Ben-Dat: The template for dealing with anti-Semites

"Identify as Jews. Embrace that identity. Call out the anti-Semitic acts. And stand united in such causes with fellow Jews."

It was around this time 84 years ago, a few days before Yom Kippur, that Rabbi Leo Baeck wrote a towering prayer of inspiration on behalf of, and in defence of, the Jewish people. It was sent to all rabbis in Germany to read during the Kol Nidrei service.

Rabbi Baeck was then the president of the representative organization of German Jewry. He had seen, with crystal clarity, who – and what – the Nazis were, well before they actually ascended to power in 1933. Indeed, in 1933, he presciently proclaimed that the thousand-year history of German Jewry had come to an end.

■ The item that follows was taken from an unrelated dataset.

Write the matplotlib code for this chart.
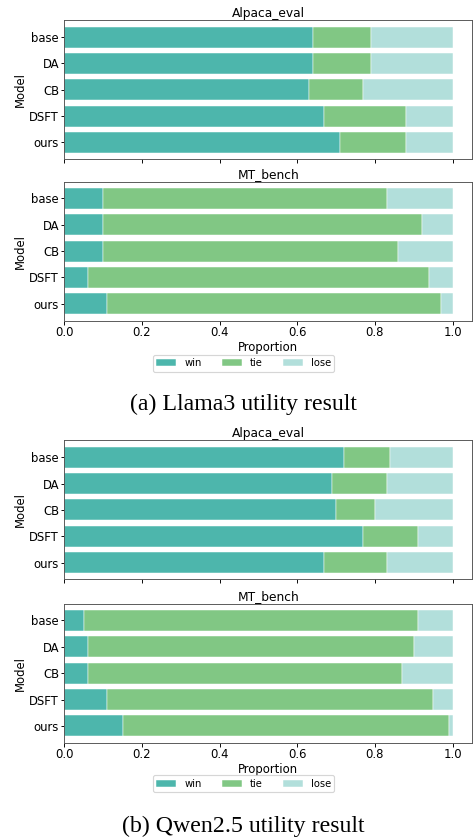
import matplotlib.pyplot as plt
import numpy as np

# Models (top to bottom)
models = ["base", "DA", "CB", "DSFT", "ours"]
outcomes = ["win", "tie", "lose"]
colors = ["#4DB6AC", "#81C784", "#B2DFDB"]

# Llama3 utility result
llama_alpaca_win = [0.64, 0.64, 0.63, 0.67, 0.71]
llama_alpaca_tie = [0.15, 0.15, 0.14, 0.21, 0.17]
llama_alpaca_lose = [0.21, 0.21, 0.23, 0.12, 0.12]

llama_mt_win = [0.10, 0.10, 0.10, 0.06, 0.11]
llama_mt_tie = [0.73, 0.82, 0.76, 0.88, 0.86]
llama_mt_lose = [0.17, 0.08, 0.14, 0.06, 0.03]

# Qwen2.5 utility result
qwen_alpaca_win = [0.72, 0.69, 0.70, 0.77, 0.67]
qwen_alpaca_tie = [0.12, 0.14, 0.10, 0.14, 0.16]
qwen_alpaca_lose = [0.16, 0.17, 0.20, 0.09, 0.17]

qwen_mt_win = [0.05, 0.06, 0.06, 0.11, 0.15]
qwen_mt_tie = [0.86, 0.84, 0.81, 0.84, 0.84]
qwen_mt_lose = [0.09, 0.10, 0.13, 0.05, 0.01]

panels = [
    ("Alpaca_eval", [llama_alpaca_win, llama_alpaca_tie, llama_alpaca_lose]),
    ("MT_bench", [llama_mt_win, llama_mt_tie, llama_mt_lose]),
    ("Alpaca_eval", [qwen_alpaca_win, qwen_alpaca_tie, qwen_alpaca_lose]),
    ("MT_bench", [qwen_mt_win, qwen_mt_tie, qwen_mt_lose]),
]

# axes bottoms in figure fraction
bottoms = [0.8099, 0.6173, 0.3085, 0.1137]
left, width, height = 0.1359, 0.862, 0.166

DPI = 84
fs = 10
fig = plt.figure(figsize=(473 / DPI, 838 / DPI), dpi=DPI)

axes = []
for (title, series), b in zip(panels, bottoms):
    ax = fig.add_axes([left, b, width, height])
    y = np.arange(len(models))
    start = np.zeros(len(models))
    for name, vals, c in zip(outcomes, series, colors):
        vals = np.array(vals)
        ax.barh(y, vals, left=start, height=0.8, color=c, label=name,
                edgecolor="white", linewidth=0.4)
        start += vals
    ax.set_yticks(y)
    ax.set_yticklabels(models, fontsize=fs)
    ax.invert_yaxis()
    ax.set_ylabel("Model", fontsize=fs, labelpad=2)
    ax.set_title(title, fontsize=10.5, pad=3)
    ax.set_xticks([0.0, 0.2, 0.4, 0.6, 0.8, 1.0])
    ax.tick_params(labelsize=fs, length=3, pad=1.5)
    for s in ax.spines.values():
        s.set_color("#555555")
    axes.append(ax)

for i, ax in enumerate(axes):
    if i % 2 == 0:
        ax.tick_params(labelbottom=False)
    else:
        ax.set_xlabel("Proportion", fontsize=fs, labelpad=1.5)

for ax, ly in [(axes[1], 0.5668), (axes[3], 0.065)]:
    h, l = ax.get_legend_handles_labels()
    fig.legend(h, l, loc="center", bbox_to_anchor=(0.5148, ly), ncol=3,
               fontsize=8.6, frameon=True, handlelength=2.0, columnspacing=2.0,
               borderpad=0.35)

fig.text(0.5148, 0.518, "(a) Llama3 utility result", ha="center", va="center",
         fontsize=20.5, family="Liberation Serif")
fig.text(0.5148, 0.0135, "(b) Qwen2.5 utility result", ha="center", va="center",
         fontsize=20.5, family="Liberation Serif")

fig.savefig("out.png", dpi=DPI)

He was a staunch, principled defender of the rights of German Jews. But he knew that defending his people’s rights meant also defending the rights of all minorities who were increasingly being victimized and oppressed by a rising nationalist tide of racism, anti-Semitism and xenophobia. Rabbi Baeck famously stated that, “Service of God consists in what we do to our neighbour.”

His inspiring prayer was a summons to his people to be mindful of their faith and heritage and of the moral obligations that faith imposed upon them, especially on the eve of Yom Kippur.

“In this hour all Israel stands before God, the judge and the forgiver.

“In his presence let us all examine our ways, our deeds and what we have failed to do.

“We stand before our God.”

However, deeply affronted by the calumnies and the violence the government directed at Jews, and refusing to be cowed into silence or shame by its sheer brutishness, Rabbi Baeck valiantly aimed pointed accusations at the regime.

“With the same fervour with which we confess our sins, the sins of the individual and the sins of the community, do we in indignation and abhorrence express our contempt for the lies concerning us and the defamation of our religion and its testimonies.”

Rabbi Baeck then enunciated a short list of some of Judaism’s significant moral bequests to the world, such as “respect for man created in the image of God” and “the commandment of righteousness and of social justice.” He then continued with his opposition to the Nazis.

“In all this we see manifest the spirit of the prophets, the Divine revelation to the Jewish people. It grew out of our Judaism and is still growing. By these facts we repel the insults flung at us.”

Rabbi Baeck determined that raising the bewildered, flagging spirits of the Jews would not be accomplished solely through the bravery of standing against the Nazis. Their spirits would soar higher by also summoning the memory of Jewish past.

“Our history is a history of nobility of soul, of human dignity. It is history we have recourse to when attack and grievous wrong are directed against us, when affliction and calamity befall us.”

READ: BEN-DAT: A REFUGE FROM OPPRESSION AND DESPOTISM

As a challenge to the Nazis, Rabbi Baeck restated his belief in the permanence and interconnectedness of the people they were determined to wipe from the face of the earth.

“All Israel stands before her God in this hour. In our prayers, in our hope, in our confession, we are one with all Jews on earth. We look upon each other and know who we are.”

The above are mere excerpts from Rabbi Baeck’s prayer. The Nazis arrested him for having written it, prohibited its use and sent him to prison. In 1943, he was deported to the Theresienstadt concentration camp. Rabbi Baeck survived the war and moved to London, where he died in 1956. His prayer was read into the trial record of Adolf Eichmann in 1961 in Jerusalem.

Perhaps Rabbi Baeck shows us a way to respond to the emboldened anti-Semites who appear increasingly to be emerging from the crevices of their dark obsessions today. We must not ignore them; rather, as Rabbi Baeck did, we must act with purpose. He provided the template:

Identify as Jews. Embrace that identity. Call out the anti-Semitic acts. And stand united in such causes with fellow Jews.